Но СССР мы не все любим, а А.С. Пушкина все. А это чистый Тим Кук.
Потомок негров безобразный,
Взращенный в дикой простоте,
Любви не ведая страданий,
Я нравлюсь юной красоте
Бесстыдным бешенством желаний.
Тут даже слово «бесстыдный» на месте: «Думаете, я стыжусь, я не dans mon aise от своей инаковости, а я нет. Я таким только больше нравлюсь себе и юной красоте заодно».
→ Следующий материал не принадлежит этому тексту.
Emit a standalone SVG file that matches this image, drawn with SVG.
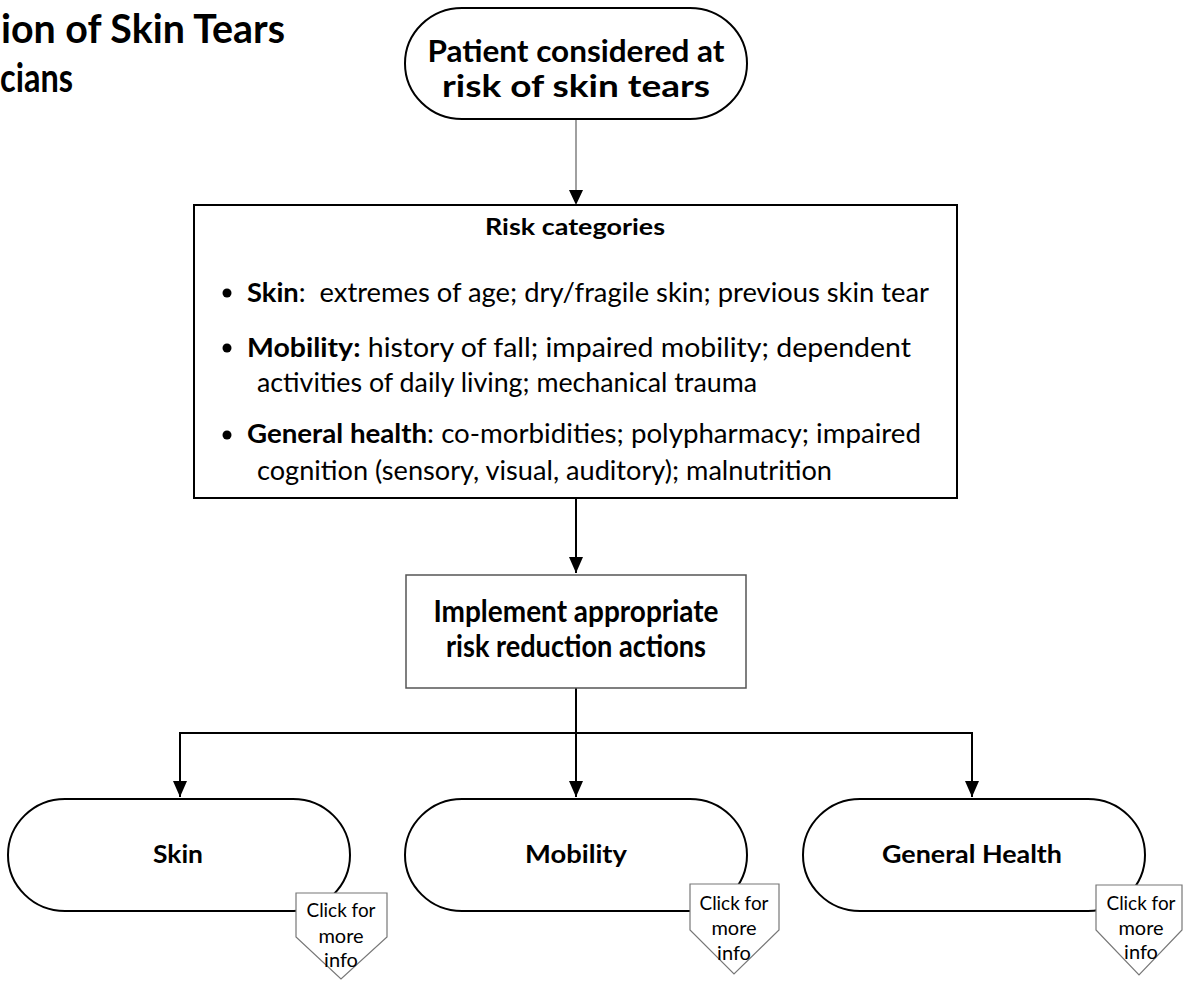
<svg xmlns="http://www.w3.org/2000/svg" width="1183" height="981" viewBox="0 0 1183 981">
<style>
text{font-family:Lato,"Carlito","Liberation Sans",sans-serif;fill:#000}
.b{font-weight:bold}
.term{fill:#fff;stroke:#000;stroke-width:2}
.box{fill:#fff;stroke:#000;stroke-width:2}
.box2{fill:#fff;stroke:#555;stroke-width:1.5}
.pent{fill:#fff;stroke:#777;stroke-width:1.2}
.ln{fill:none;stroke:#000;stroke-width:2}
.lng{fill:none;stroke:#808080;stroke-width:1.5}
.ttl{font-size:41px;font-weight:bold}
.big{font-size:31px;font-weight:bold}
.body{font-size:26.5px}
.lab{font-size:25px;font-weight:bold}
.clk{font-size:20px}
</style>
<defs>
<marker id="ah" markerUnits="userSpaceOnUse" markerWidth="16" markerHeight="16" refX="16" refY="8" orient="auto">
<path d="M0,1 L16,8 L0,15 Z" fill="#000"/>
</marker>
</defs>

<g id="title">
<text class="ttl" x="1" y="43" textLength="284" lengthAdjust="spacingAndGlyphs">ion of Skin Tears</text>
<text class="ttl" x="0" y="92" textLength="73" lengthAdjust="spacingAndGlyphs">cians</text>
</g>

<g id="connectors">
<path class="lng" d="M576,119 V192"/>
<path d="M569,190 L583,190 L576,205 Z" fill="#000"/>
<path class="ln" d="M576,498 V573" marker-end="url(#ah)"/>
<path class="ln" d="M576,688 V733 M180,733 H972"/>
<path class="ln" d="M180,732 V797" marker-end="url(#ah)"/>
<path class="ln" d="M576,733 V797" marker-end="url(#ah)"/>
<path class="ln" d="M972,732 V797" marker-end="url(#ah)"/>
</g>

<g id="start">
<path class="term" d="M462,8 H690 A57,55.5 0 0 1 690,119 H462 A57,55.5 0 0 1 462,8 Z"/>
<text class="big" x="576" y="62" text-anchor="middle" textLength="297" lengthAdjust="spacingAndGlyphs">Patient considered at</text>
<text class="big" x="576" y="97" text-anchor="middle" textLength="268" lengthAdjust="spacingAndGlyphs">risk of skin tears</text>
</g>

<g id="risk">
<rect class="box" x="194" y="205" width="763" height="293"/>
<text class="b" x="575" y="235" font-size="22.5" text-anchor="middle" textLength="180" lengthAdjust="spacingAndGlyphs">Risk categories</text>
<circle cx="227" cy="293" r="4.5"/>
<text class="body" x="247" y="302" textLength="682" lengthAdjust="spacingAndGlyphs"><tspan class="b">Skin</tspan>:&#160; extremes of age; dry/fragile skin; previous skin tear</text>
<circle cx="227" cy="348" r="4.5"/>
<text class="body" x="247" y="357" textLength="664" lengthAdjust="spacingAndGlyphs"><tspan class="b">Mobility:</tspan> history of fall; impaired mobility; dependent</text>
<text class="body" x="257" y="392" textLength="500" lengthAdjust="spacingAndGlyphs">activities of daily living; mechanical trauma</text>
<circle cx="227" cy="435" r="4.5"/>
<text class="body" x="247" y="443" textLength="674" lengthAdjust="spacingAndGlyphs"><tspan class="b">General health</tspan>: co-morbidities; polypharmacy; impaired</text>
<text class="body" x="257" y="480" textLength="575" lengthAdjust="spacingAndGlyphs">cognition (sensory, visual, auditory); malnutrition</text>
</g>

<g id="implement">
<rect class="box2" x="406" y="575" width="340" height="113"/>
<text class="big" x="576" y="622" text-anchor="middle" textLength="285" lengthAdjust="spacingAndGlyphs">Implement appropriate</text>
<text class="big" x="576" y="657" text-anchor="middle" textLength="260" lengthAdjust="spacingAndGlyphs">risk reduction actions</text>
</g>

<g id="skin">
<path class="term" d="M65,799 H293 A57,56 0 0 1 293,911 H65 A57,56 0 0 1 65,799 Z"/>
<text class="lab" x="178" y="863" text-anchor="middle" textLength="50" lengthAdjust="spacingAndGlyphs">Skin</text>
<path class="pent" d="M296,893 H387 V937 L341,979 L296,937 Z"/>
<text class="clk" x="341" y="917" text-anchor="middle" textLength="69" lengthAdjust="spacingAndGlyphs">Click for</text>
<text class="clk" x="341" y="943" text-anchor="middle">more</text>
<text class="clk" x="341" y="967" text-anchor="middle">info</text>
</g>

<g id="mobility">
<path class="term" d="M462,799 H690 A57,56 0 0 1 690,911 H462 A57,56 0 0 1 462,799 Z"/>
<text class="lab" x="576" y="863" text-anchor="middle" textLength="102" lengthAdjust="spacingAndGlyphs">Mobility</text>
<path class="pent" d="M690,884 H779 V930 L734,974 L690,930 Z"/>
<text class="clk" x="734" y="910" text-anchor="middle" textLength="69" lengthAdjust="spacingAndGlyphs">Click for</text>
<text class="clk" x="734" y="935" text-anchor="middle">more</text>
<text class="clk" x="734" y="960" text-anchor="middle">info</text>
</g>

<g id="general">
<path class="term" d="M860,799 H1088 A57,56 0 0 1 1088,911 H860 A57,56 0 0 1 860,799 Z"/>
<text class="lab" x="972" y="863" text-anchor="middle" textLength="180" lengthAdjust="spacingAndGlyphs">General Health</text>
<path class="pent" d="M1096,885 H1182 V930 L1139,975 L1096,930 Z"/>
<text class="clk" x="1141" y="910" text-anchor="middle" textLength="69" lengthAdjust="spacingAndGlyphs">Click for</text>
<text class="clk" x="1141" y="935" text-anchor="middle">more</text>
<text class="clk" x="1141" y="959" text-anchor="middle">info</text>
</g>
</svg>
А вот еще один каминг-аут, его же:
Не офицер я, не асессор,
Я по кресту не дворянин,
Не академик, не профессор;
Я просто русской мещанин.
Думаете, я обижусь, что по вашей сословной книге родней не вышел, думаете, мне неловко, а мне плевать. Я Пушкин, я Тим Кук, а вы блинами торговали.
Для человека такой взгляд на мир – испытание как дар, диверсификация как дар – выглядит более евангельским. «I consider being gay among the greatest gifts God has given me». Мыл посуду, разносил пиццу, потомок негров, мещанин – разновидность божьей любви. А общество, где множество гордостей могут сосуществовать, не отрицая друг друга, выглядит более прочным.